Entries with chart source code

* BEGIN *

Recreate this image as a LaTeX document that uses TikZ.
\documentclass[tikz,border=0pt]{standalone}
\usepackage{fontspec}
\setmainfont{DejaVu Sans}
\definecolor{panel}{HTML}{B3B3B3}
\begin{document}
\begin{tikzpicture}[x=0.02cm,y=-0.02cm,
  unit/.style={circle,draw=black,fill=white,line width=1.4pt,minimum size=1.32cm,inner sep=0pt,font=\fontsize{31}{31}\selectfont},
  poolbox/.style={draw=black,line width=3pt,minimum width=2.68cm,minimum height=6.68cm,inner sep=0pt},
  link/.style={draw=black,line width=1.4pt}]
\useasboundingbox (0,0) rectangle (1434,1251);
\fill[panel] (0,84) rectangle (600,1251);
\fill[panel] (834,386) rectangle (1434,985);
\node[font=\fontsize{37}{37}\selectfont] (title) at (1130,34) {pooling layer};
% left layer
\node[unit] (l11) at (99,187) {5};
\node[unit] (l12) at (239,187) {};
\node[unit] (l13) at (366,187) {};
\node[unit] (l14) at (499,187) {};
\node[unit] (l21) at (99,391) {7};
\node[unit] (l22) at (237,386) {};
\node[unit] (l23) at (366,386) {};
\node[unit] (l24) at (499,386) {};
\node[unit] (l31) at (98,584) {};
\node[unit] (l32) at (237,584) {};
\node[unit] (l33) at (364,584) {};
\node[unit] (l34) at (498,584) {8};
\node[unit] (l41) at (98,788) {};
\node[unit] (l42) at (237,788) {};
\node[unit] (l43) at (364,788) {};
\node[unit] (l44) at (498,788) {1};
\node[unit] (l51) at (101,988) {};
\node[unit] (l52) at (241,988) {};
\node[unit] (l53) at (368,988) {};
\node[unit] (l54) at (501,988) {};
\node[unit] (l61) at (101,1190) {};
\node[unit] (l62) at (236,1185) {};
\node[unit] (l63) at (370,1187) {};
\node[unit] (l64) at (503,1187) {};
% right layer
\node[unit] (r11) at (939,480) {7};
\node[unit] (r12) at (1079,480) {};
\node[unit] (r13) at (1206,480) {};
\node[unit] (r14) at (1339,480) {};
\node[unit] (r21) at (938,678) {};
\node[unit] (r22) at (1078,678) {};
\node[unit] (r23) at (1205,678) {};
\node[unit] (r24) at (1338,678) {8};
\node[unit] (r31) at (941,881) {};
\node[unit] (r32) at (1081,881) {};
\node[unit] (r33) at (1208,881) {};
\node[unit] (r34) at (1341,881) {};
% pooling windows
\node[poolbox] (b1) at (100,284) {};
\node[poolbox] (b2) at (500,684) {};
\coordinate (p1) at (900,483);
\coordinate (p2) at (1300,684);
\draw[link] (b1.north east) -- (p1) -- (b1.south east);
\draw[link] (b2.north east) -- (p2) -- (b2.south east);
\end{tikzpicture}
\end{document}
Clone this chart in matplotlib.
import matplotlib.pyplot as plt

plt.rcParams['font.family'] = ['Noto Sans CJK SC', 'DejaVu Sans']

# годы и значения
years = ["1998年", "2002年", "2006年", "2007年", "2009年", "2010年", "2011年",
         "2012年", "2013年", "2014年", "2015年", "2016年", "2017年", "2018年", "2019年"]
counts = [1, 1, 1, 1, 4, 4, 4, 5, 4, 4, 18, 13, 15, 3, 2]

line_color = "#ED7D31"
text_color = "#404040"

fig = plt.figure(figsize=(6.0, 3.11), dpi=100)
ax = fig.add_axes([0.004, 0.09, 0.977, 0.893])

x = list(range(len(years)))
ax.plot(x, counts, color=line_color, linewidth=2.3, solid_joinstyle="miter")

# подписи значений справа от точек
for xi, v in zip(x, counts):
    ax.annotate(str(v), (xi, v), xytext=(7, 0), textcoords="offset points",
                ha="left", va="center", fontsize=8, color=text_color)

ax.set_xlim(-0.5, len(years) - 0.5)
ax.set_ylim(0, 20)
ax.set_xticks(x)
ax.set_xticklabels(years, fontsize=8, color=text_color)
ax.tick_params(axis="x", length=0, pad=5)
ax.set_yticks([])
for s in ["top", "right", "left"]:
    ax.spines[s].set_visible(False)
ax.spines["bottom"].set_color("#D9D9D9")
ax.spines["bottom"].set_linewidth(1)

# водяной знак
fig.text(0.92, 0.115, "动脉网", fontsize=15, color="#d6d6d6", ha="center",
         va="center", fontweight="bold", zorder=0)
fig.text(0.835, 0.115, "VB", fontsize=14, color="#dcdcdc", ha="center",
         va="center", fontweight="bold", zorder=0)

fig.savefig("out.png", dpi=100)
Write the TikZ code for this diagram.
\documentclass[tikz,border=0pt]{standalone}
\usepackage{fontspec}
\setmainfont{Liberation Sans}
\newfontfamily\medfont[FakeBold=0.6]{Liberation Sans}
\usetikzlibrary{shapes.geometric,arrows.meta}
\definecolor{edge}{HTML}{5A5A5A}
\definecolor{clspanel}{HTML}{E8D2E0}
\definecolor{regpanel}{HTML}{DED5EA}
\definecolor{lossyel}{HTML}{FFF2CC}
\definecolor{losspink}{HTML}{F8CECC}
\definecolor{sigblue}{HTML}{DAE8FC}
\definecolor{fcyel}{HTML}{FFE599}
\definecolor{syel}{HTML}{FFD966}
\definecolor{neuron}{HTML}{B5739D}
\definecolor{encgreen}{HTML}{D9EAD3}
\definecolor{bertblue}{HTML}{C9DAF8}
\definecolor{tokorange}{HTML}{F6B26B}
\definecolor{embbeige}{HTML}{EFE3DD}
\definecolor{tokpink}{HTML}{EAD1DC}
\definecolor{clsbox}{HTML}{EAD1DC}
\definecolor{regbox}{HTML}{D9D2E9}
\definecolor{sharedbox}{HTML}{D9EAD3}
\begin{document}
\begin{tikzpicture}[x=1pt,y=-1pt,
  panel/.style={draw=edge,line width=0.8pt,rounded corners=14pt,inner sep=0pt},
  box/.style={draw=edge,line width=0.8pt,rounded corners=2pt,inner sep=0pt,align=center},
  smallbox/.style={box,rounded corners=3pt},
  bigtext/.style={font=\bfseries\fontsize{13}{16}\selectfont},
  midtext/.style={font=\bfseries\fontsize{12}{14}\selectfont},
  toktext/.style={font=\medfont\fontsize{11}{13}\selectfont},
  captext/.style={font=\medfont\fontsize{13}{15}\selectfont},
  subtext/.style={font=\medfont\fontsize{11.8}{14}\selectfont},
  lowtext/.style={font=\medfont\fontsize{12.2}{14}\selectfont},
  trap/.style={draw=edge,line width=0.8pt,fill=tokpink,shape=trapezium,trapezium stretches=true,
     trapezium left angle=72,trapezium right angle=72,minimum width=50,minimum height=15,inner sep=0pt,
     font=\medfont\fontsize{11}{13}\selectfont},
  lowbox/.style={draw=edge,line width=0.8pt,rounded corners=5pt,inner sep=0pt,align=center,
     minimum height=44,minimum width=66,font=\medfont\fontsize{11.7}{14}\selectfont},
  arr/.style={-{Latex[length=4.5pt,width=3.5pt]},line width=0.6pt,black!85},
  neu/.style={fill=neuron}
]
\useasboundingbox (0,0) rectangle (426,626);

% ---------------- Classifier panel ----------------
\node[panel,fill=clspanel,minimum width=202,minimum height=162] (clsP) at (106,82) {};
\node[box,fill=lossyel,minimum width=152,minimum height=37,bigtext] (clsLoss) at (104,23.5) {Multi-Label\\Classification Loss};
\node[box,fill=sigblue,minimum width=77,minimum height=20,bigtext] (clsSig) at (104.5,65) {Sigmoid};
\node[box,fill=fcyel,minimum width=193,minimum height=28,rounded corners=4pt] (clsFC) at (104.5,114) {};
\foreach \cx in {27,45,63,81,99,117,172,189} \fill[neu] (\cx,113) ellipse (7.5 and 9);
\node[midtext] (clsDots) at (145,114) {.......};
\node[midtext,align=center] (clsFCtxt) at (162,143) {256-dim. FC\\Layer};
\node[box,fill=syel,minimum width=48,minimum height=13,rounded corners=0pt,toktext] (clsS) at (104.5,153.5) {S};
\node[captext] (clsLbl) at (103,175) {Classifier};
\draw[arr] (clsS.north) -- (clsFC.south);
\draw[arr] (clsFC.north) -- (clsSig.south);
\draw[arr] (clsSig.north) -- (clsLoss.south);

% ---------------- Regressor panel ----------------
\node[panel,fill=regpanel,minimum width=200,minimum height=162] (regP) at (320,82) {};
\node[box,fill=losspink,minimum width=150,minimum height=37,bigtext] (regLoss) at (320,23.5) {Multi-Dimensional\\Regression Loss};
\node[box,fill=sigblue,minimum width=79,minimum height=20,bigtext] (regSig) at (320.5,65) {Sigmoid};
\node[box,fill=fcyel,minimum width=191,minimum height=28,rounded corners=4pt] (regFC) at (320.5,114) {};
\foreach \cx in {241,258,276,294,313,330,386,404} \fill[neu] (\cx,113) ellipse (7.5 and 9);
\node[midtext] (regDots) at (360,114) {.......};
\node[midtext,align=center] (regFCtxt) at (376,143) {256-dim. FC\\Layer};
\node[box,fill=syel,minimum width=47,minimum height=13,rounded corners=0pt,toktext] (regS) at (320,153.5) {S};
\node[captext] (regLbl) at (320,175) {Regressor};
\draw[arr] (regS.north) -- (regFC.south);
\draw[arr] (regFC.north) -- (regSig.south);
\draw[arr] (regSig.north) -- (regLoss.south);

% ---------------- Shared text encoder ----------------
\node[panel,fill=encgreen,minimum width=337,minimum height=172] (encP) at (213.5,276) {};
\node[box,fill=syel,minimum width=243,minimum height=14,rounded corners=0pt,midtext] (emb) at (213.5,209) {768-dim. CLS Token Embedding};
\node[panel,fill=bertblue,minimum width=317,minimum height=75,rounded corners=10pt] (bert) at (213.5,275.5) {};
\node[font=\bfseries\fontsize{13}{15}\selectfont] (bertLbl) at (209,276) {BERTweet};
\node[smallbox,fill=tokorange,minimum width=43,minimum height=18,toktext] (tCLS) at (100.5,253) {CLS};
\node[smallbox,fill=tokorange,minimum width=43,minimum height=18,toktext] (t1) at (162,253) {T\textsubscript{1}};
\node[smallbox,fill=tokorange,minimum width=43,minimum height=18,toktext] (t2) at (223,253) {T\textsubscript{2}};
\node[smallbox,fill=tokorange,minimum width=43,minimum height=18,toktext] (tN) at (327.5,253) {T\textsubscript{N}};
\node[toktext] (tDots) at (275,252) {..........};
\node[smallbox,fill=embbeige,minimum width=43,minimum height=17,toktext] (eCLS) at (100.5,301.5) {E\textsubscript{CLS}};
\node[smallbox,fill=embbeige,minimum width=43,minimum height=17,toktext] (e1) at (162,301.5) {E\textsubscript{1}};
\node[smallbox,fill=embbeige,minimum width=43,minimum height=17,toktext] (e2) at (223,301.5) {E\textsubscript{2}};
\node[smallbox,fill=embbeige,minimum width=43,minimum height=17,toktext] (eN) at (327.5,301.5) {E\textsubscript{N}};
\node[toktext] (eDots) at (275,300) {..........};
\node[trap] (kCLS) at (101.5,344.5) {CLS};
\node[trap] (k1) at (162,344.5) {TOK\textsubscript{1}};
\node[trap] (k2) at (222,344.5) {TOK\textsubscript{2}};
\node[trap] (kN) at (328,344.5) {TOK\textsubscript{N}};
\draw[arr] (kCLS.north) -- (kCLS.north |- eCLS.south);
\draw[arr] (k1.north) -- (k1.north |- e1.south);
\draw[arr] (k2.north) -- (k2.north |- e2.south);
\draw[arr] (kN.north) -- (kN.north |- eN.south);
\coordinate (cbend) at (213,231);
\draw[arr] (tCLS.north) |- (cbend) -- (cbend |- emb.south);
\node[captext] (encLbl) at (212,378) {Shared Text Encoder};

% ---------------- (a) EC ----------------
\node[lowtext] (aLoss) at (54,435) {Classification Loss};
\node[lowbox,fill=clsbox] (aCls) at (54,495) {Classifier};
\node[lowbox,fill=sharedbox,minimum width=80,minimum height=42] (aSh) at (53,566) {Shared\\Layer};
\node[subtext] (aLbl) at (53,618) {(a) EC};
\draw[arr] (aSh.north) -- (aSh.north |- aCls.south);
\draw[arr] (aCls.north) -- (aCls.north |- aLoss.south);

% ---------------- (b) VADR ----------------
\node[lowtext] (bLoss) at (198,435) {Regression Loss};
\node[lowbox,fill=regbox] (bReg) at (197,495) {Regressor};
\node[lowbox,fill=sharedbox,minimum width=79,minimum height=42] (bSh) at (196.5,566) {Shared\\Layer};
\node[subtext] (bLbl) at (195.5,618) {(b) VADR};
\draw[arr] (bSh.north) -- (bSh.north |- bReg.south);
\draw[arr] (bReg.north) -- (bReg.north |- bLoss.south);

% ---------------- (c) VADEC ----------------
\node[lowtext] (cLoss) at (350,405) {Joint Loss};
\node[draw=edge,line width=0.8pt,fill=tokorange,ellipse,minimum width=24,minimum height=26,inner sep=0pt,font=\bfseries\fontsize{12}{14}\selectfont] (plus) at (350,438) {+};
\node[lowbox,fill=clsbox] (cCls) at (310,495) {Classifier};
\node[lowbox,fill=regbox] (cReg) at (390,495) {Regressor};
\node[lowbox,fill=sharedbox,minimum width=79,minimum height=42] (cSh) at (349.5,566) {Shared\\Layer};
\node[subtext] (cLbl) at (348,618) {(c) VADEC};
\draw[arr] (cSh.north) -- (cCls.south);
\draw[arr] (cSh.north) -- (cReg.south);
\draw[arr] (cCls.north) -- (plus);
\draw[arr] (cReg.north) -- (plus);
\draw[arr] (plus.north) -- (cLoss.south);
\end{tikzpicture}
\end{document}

* END *

▶ **EXERCISE**
Look through the lines above and collect those with the word "this".

▶ **ANSWER**
Recreate this image as a LaTeX document that uses TikZ.
Clone this chart in matplotlib.
Write the TikZ code for this diagram.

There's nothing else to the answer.